- **Your goal**:
Leaving out the pictures, retype the lines from the beginning of the listing through the line containing "import * as d3 from 'd3';".

>> Begin

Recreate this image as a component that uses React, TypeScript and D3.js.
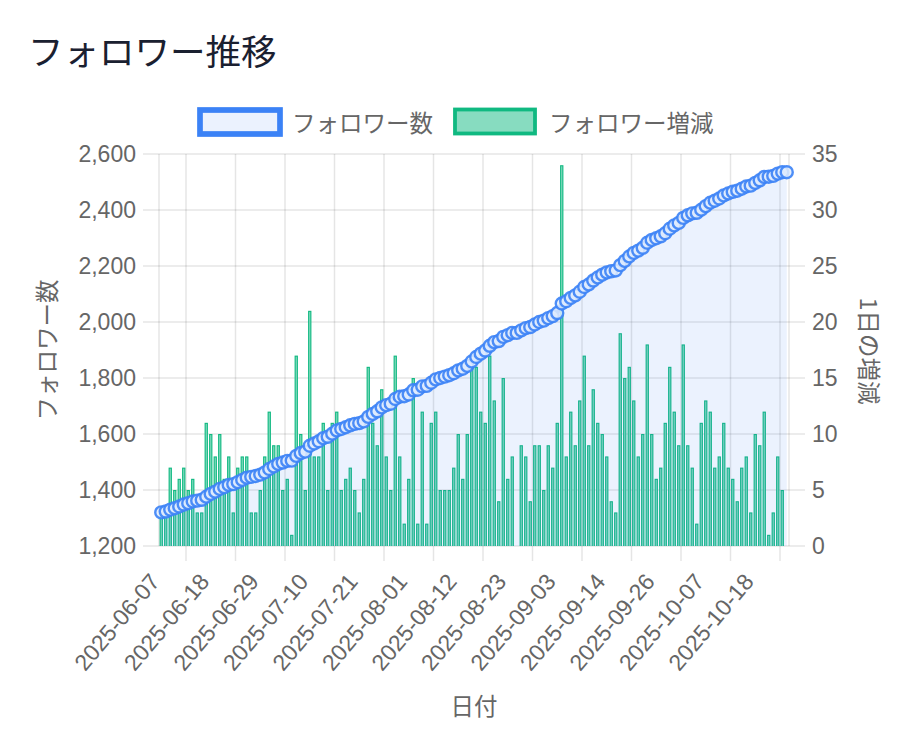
import React from 'react';
import * as d3 from 'd3';

const dates: string[] = [
  '2025-06-07','2025-06-08','2025-06-09','2025-06-10','2025-06-11','2025-06-12','2025-06-13','2025-06-14','2025-06-15','2025-06-16',
  '2025-06-17','2025-06-18','2025-06-19','2025-06-20','2025-06-21','2025-06-22','2025-06-23','2025-06-24','2025-06-25','2025-06-26',
  '2025-06-27','2025-06-28','2025-06-29','2025-06-30','2025-07-01','2025-07-02','2025-07-03','2025-07-04','2025-07-05','2025-07-06',
  '2025-07-07','2025-07-08','2025-07-09','2025-07-10','2025-07-11','2025-07-12','2025-07-13','2025-07-14','2025-07-15','2025-07-16',
  '2025-07-17','2025-07-18','2025-07-19','2025-07-20','2025-07-21','2025-07-22','2025-07-23','2025-07-24','2025-07-25','2025-07-26',
  '2025-07-27','2025-07-28','2025-07-29','2025-07-30','2025-07-31','2025-08-01','2025-08-02','2025-08-03','2025-08-04','2025-08-05',
  '2025-08-06','2025-08-07','2025-08-08','2025-08-09','2025-08-10','2025-08-11','2025-08-12','2025-08-13','2025-08-14','2025-08-15',
  '2025-08-16','2025-08-17','2025-08-18','2025-08-19','2025-08-20','2025-08-21','2025-08-22','2025-08-23','2025-08-24','2025-08-25',
  '2025-08-26','2025-08-27','2025-08-28','2025-08-29','2025-08-30','2025-08-31','2025-09-01','2025-09-02','2025-09-03','2025-09-04',
  '2025-09-05','2025-09-06','2025-09-07','2025-09-08','2025-09-09','2025-09-10','2025-09-11','2025-09-12','2025-09-13','2025-09-14',
  '2025-09-15','2025-09-16','2025-09-17','2025-09-18','2025-09-19','2025-09-20','2025-09-22','2025-09-23','2025-09-24','2025-09-25',
  '2025-09-26','2025-09-27','2025-09-28','2025-09-29','2025-09-30','2025-10-01','2025-10-02','2025-10-03','2025-10-04','2025-10-05',
  '2025-10-06','2025-10-07','2025-10-08','2025-10-09','2025-10-10','2025-10-11','2025-10-12','2025-10-13','2025-10-14','2025-10-15',
  '2025-10-16','2025-10-17','2025-10-18','2025-10-19','2025-10-20','2025-10-21','2025-10-22','2025-10-23','2025-10-24','2025-10-25',
];

const followers: number[] = [
  1320,1323,1330,1335,1341,1348,1353,1359,1362,1365,
  1376,1386,1394,1404,1410,1418,1421,1428,1436,1444,
  1447,1450,1455,1463,1475,1484,1493,1498,1504,1505,
  1522,1532,1537,1558,1566,1574,1585,1590,1601,1613,
  1618,1624,1631,1636,1639,1645,1661,1672,1681,1695,
  1703,1708,1725,1733,1735,1741,1756,1758,1770,1772,
  1783,1795,1800,1805,1810,1817,1827,1833,1843,1859,
  1875,1887,1898,1915,1928,1932,1947,1953,1961,1961,
  1970,1978,1982,1991,2000,2005,2014,2021,2032,2066,
  2074,2086,2095,2108,2125,2134,2148,2159,2169,2177,
  2181,2184,2203,2218,2234,2247,2255,2265,2283,2293,
  2299,2306,2317,2333,2345,2354,2372,2381,2388,2390,
  2401,2414,2426,2433,2441,2452,2459,2465,2469,2476,
  2484,2487,2497,2506,2518,2519,2522,2530,2535,2535,
];

const dailyChange: number[] = [
  3,3,7,5,6,7,5,6,3,3,
  11,10,8,10,6,8,3,7,8,8,
  3,3,5,8,12,9,9,5,6,1,
  17,10,5,21,8,8,11,5,11,12,
  5,6,7,5,3,6,16,11,9,14,
  8,5,17,8,2,6,15,2,12,2,
  11,12,5,5,5,7,10,6,10,16,
  16,12,11,17,13,4,15,6,8,0,
  9,8,4,9,9,5,9,7,11,34,
  8,12,9,13,17,9,14,11,10,8,
  4,3,19,15,16,13,8,10,18,10,
  6,7,11,16,12,9,18,9,7,2,
  11,13,12,7,8,11,7,6,4,7,
  8,3,10,9,12,1,3,8,5,0,
];

const followerTicks: number[] = [1200, 1400, 1600, 1800, 2000, 2200, 2400, 2600];
const changeTicks: number[] = [0, 5, 10, 15, 20, 25, 30, 35];
const xTickLabels: string[] = [
  '2025-06-07','2025-06-18','2025-06-29','2025-07-10','2025-07-21','2025-08-01','2025-08-12',
  '2025-08-23','2025-09-03','2025-09-14','2025-09-26','2025-10-07','2025-10-18',
];

const W = 910;
const H = 732;
const PL = 159, PR = 789, PT = 154, PB = 546;
const LATIN = "'Liberation Sans', Arial, 'Noto Sans CJK JP', sans-serif";
const JP = "'Noto Sans CJK JP', 'Liberation Sans', sans-serif";
const GRID = 'rgba(0,0,0,0.1)';
const TXT = '#666';
const BLUE = '#3b82f6';
const GREEN = '#10b981';

export default function App() {
  const x = d3.scaleBand<string>().domain(dates).range([PL, PR]).padding(0);
  const bw = x.bandwidth();
  const cx = (d: string) => (x(d) ?? 0) + bw / 2;
  const yL = d3.scaleLinear().domain([1200, 2600]).range([PB, PT]);
  const yR = d3.scaleLinear().domain([0, 35]).range([PB, PT]);
  const fmt = d3.format(',');

  const area = d3.area<number>()
    .x((_, i) => cx(dates[i]))
    .y0(PB)
    .y1((v) => yL(v))
    .curve(d3.curveMonotoneX);
  const line = d3.line<number>()
    .x((_, i) => cx(dates[i]))
    .y((v) => yL(v))
    .curve(d3.curveMonotoneX);

  const labelX = xTickLabels.map(cx);
  const gridX = labelX.slice(1).map((v, k) => (v + labelX[k]) / 2);
  const n = labelX.length;
  gridX.push(labelX[n - 1] + (labelX[n - 1] - labelX[n - 2]) / 2);

  const barW = bw * 0.74;

  return (
    <svg width={W} height={H} style={{ position: 'absolute', left: 0, top: 0, background: '#fff' }}>
      <rect x={0} y={0} width={W} height={H} fill="#fff" />
      <text x={28} y={49} dominantBaseline="central" fontFamily={JP} fontSize={35.5} fontWeight={400} fill="#1a2030">
        フォロワー推移
      </text>

      {/* legend */}
      <rect x={200} y={110} width={80} height={24} fill="#ebf2fe" stroke={BLUE} strokeWidth={5.7} />
      <text x={292} y={122} dominantBaseline="central" fontFamily={JP} fontSize={23.5} fill={TXT}>フォロワー数</text>
      <rect x={455} y={109.5} width={80} height={24} fill="rgba(16,185,129,0.5)" stroke={GREEN} strokeWidth={3.8} />
      <text x={549} y={122} dominantBaseline="central" fontFamily={JP} fontSize={23.5} fill={TXT}>フォロワー増減</text>

      {/* horizontal grid */}
      {followerTicks.map((t) => (
        <line key={'h' + t} x1={143} x2={805} y1={yL(t)} y2={yL(t)} stroke={GRID} strokeWidth={1.5} />
      ))}
      {/* vertical grid + ticks */}
      <line x1={PL} x2={PL} y1={PT} y2={PB} stroke={GRID} strokeWidth={1.5} />
      <line x1={PR} x2={PR} y1={PT} y2={PB} stroke={GRID} strokeWidth={1.5} />
      {gridX.map((gx, i) => (
        <line key={'v' + i} x1={gx} x2={gx} y1={PT} y2={561} stroke={GRID} strokeWidth={1.5} />
      ))}

      {/* bars */}
      {dailyChange.map((v, i) => {
        if (v <= 0) return null;
        const y0 = yR(v);
        const bx = cx(dates[i]) - barW / 2;
        return (
          <g key={'b' + i}>
            <rect x={bx} y={y0} width={barW} height={PB - y0} fill={GREEN} />
            <rect x={bx + 1.1} y={y0 + 1.1} width={barW - 2.2} height={PB - y0 - 1.1} fill="#88dcc0" />
          </g>
        );
      })}

      {/* line dataset */}
      <path d={area(followers) ?? ''} fill="rgba(59,130,246,0.1)" />
      <path d={line(followers) ?? ''} fill="none" stroke={BLUE} strokeWidth={4} />
      {followers.map((v, i) => (
        <circle key={'p' + i} cx={cx(dates[i])} cy={yL(v)} r={6} fill="rgba(225,236,253,0.85)" stroke={BLUE} strokeOpacity={0.9} strokeWidth={2.4} />
      ))}

      {/* left ticks */}
      {followerTicks.map((t) => (
        <text key={'lt' + t} x={136} y={yL(t)} textAnchor="end" dominantBaseline="central" fontFamily={LATIN} fontSize={23} fill={TXT}>
          {fmt(t)}
        </text>
      ))}
      {/* right ticks */}
      {changeTicks.map((t) => (
        <text key={'rt' + t} x={812} y={yR(t)} textAnchor="start" dominantBaseline="central" fontFamily={LATIN} fontSize={23} fill={TXT}>
          {t}
        </text>
      ))}
      {/* x tick labels */}
      {xTickLabels.map((d, i) => {
        const tx = labelX[i] - 6.5;
        const ty = 577;
        return (
          <text key={'xt' + d} x={tx} y={ty} textAnchor="end" dominantBaseline="central" fontFamily={LATIN} fontSize={23} fill={TXT}
            transform={`rotate(-50, ${tx}, ${ty})`}>
            {d}
          </text>
        );
      })}

      {/* axis titles */}
      <text x={46} y={350} textAnchor="middle" dominantBaseline="central" fontFamily={JP} fontSize={23.5} fill={TXT}
        transform="rotate(-90, 46, 350)">フォロワー数</text>
      <text x={870} y={351} textAnchor="middle" dominantBaseline="central" fontFamily={JP} fontSize={23.5} fill={TXT}
        transform="rotate(90, 870, 351)">1日の増減</text>
      <text x={474} y={705} textAnchor="middle" dominantBaseline="central" fontFamily={JP} fontSize={23.5} fill={TXT}>日付</text>
    </svg>
  );
}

>> End

- **Output of the exercise**:
Recreate this image as a component that uses React, TypeScript and D3.js.
import React from 'react';
import * as d3 from 'd3';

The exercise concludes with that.